Henry Mosler, like so many of his contemporaries, gained his artistic training in Europe and achieved lifelong success in his career. His family immigrated from Germany when he was a young boy and settled in Cincinnati, Ohio in 1851. Mosler began his artistic career as an engraver and illustrated for Harper's Weekly during the early years of the Civil War. To further his artistic study, he traveled first to Dusseldorf in 1863 and then to Paris two years later. He returned to Cincinnati in 1866 and began a very successful career as a portraitist commissioned by many of the community's business and civic leaders. The subject of Mosler's painting later began to change from portraiture to genre when he married in 1870 and began a family. After the birth of his first child, he created drawings and small paintings that centered on family life.

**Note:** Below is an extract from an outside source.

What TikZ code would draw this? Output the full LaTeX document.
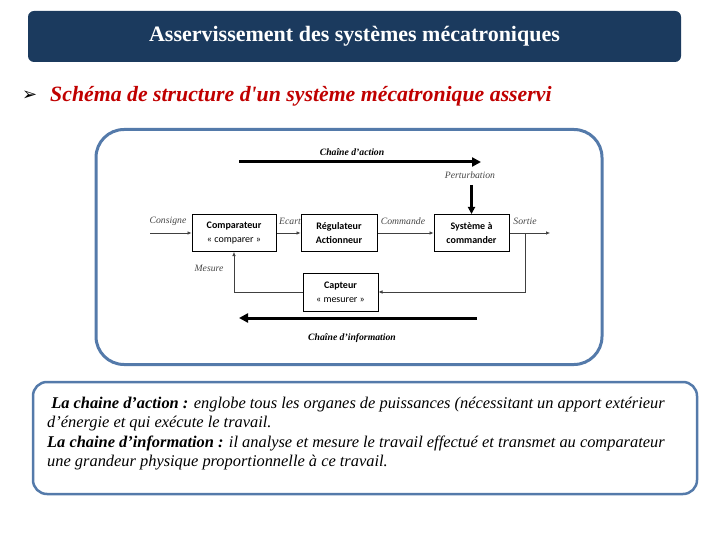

It was during Mosler's return to Munich in 1870 that he became specialized in genre painting: "Influenced by his earlier training in Dusseldorf, he continued to develop and exploit genre themes set in exceedingly well-researched environments. He also learned to emulate diverse textures from silk and velvet to fur and hair in a life-like manner, a skill for which Munich was renowned." (Henry Mosler Rediscovered, Los Angeles, California, 1995, p. 39) From Munich, Mosler moved to France in 1877, where he was enchanted with the everyday life of the Britons, and endeavored to translate their daily activities onto his canvases from an idealized point of view. "While not an innovator in this trend, Mosler's efforts in the genre included signature elements: combining highly accurate depiction of Breton peasant life - domestic interiors, specialized dress, and folk customs -with his penchant for dramatic story telling." (Henry Mosler Rediscovered, p. 42)
The Secret Visitor is a beautiful example of Mosler's Breton genre painting. The scene depicts a young woman, busy at her daily chores, who has just received a visit from an admirer. The visit is abruptly interrupted by the entry of an older matron. The bouquet of flowers, lying on the floor beside the young woman, give away the gentleman's romantic intentions. Mosler creates a modest interior, which accentuates her brilliant red embroidered dress.